**Given instruction:**
Working from the top of the listing below, retype each line through the line containing "rhlp = [0.03, 0.11, 0.16, 0.31, 0.56, 1.44]", both included, with no pictures.

**Data:**
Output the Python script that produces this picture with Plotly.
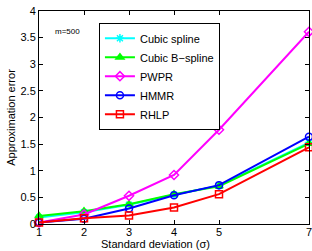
import plotly.graph_objects as go

sigma = [1, 2, 3, 4, 5, 7]
cubic_spline = [0.12, 0.22, 0.36, 0.55, 0.72, 1.53]
cubic_bspline = [0.15, 0.24, 0.37, 0.56, 0.71, 1.51]
pwpr = [0.03, 0.18, 0.53, 0.92, 1.77, 3.61]
hmmr = [0.03, 0.10, 0.29, 0.54, 0.73, 1.64]
rhlp = [0.03, 0.11, 0.16, 0.31, 0.56, 1.44]

series = [
    ("Cubic spline", cubic_spline, "#00FFFF", "asterisk-open"),
    ("Cubic B\u2212spline", cubic_bspline, "#00FF00", "triangle-up"),
    ("PWPR", pwpr, "#FF00FF", "diamond-open"),
    ("HMMR", hmmr, "#0000FF", "circle-open"),
    ("RHLP", rhlp, "#FF0000", "square-open"),
]

fig = go.Figure()
for name, vals, col, sym in series:
    fig.add_trace(go.Scatter(
        x=sigma, y=vals, name=name, mode="lines+markers",
        line=dict(color=col, width=2),
        marker=dict(symbol=sym, size=7, color=col, line=dict(color=col, width=1.5)),
        cliponaxis=False,
    ))

font = dict(family="Liberation Sans, Arial, sans-serif", size=11, color="black")
fig.update_layout(
    width=312, height=251,
    margin=dict(l=39, r=3, t=11, b=27),
    paper_bgcolor="white", plot_bgcolor="white",
    font=font,
    showlegend=True,
    legend=dict(x=0.222, y=0.945, xanchor="left", yanchor="top",
                bordercolor="black", borderwidth=1, bgcolor="white",
                font=dict(size=11), tracegroupgap=0, itemwidth=30),
    annotations=[
        dict(text="m=500", x=0.05, y=0.905, xref="paper", yref="paper",
             showarrow=False, xanchor="left", yanchor="middle", font=dict(size=8)),
        dict(text="Standard deviation (\u03c3)", x=0.43, y=0, xref="paper", yref="paper",
             yshift=-20, showarrow=False, xanchor="center", yanchor="middle"),
    ],
)
fig.update_xaxes(range=[1, 7], tickvals=[1, 2, 3, 4, 5, 7], showgrid=False, zeroline=False,
                 showline=True, linecolor="black", linewidth=1, mirror="ticks",
                 ticks="inside", ticklen=4, tickcolor="black", automargin=False,
                 ticklabelstandoff=-2, ticklabeloverflow="allow")
fig.update_yaxes(range=[0, 4], dtick=0.5, showgrid=False, zeroline=False,
                 showline=True, linecolor="black", linewidth=1, mirror="ticks",
                 ticks="inside", ticklen=4, tickcolor="black", automargin=False,
                 ticklabeloverflow="allow",
                 title=dict(text="Approximation error", standoff=2, font=dict(size=11)))

fig.write_html("out.html", config={"displayModeBar": False},
               post_script="document.body.style.margin='0';")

**Reply to the task:**
Output the Python script that produces this picture with Plotly.
import plotly.graph_objects as go

sigma = [1, 2, 3, 4, 5, 7]
cubic_spline = [0.12, 0.22, 0.36, 0.55, 0.72, 1.53]
cubic_bspline = [0.15, 0.24, 0.37, 0.56, 0.71, 1.51]
pwpr = [0.03, 0.18, 0.53, 0.92, 1.77, 3.61]
hmmr = [0.03, 0.10, 0.29, 0.54, 0.73, 1.64]
rhlp = [0.03, 0.11, 0.16, 0.31, 0.56, 1.44]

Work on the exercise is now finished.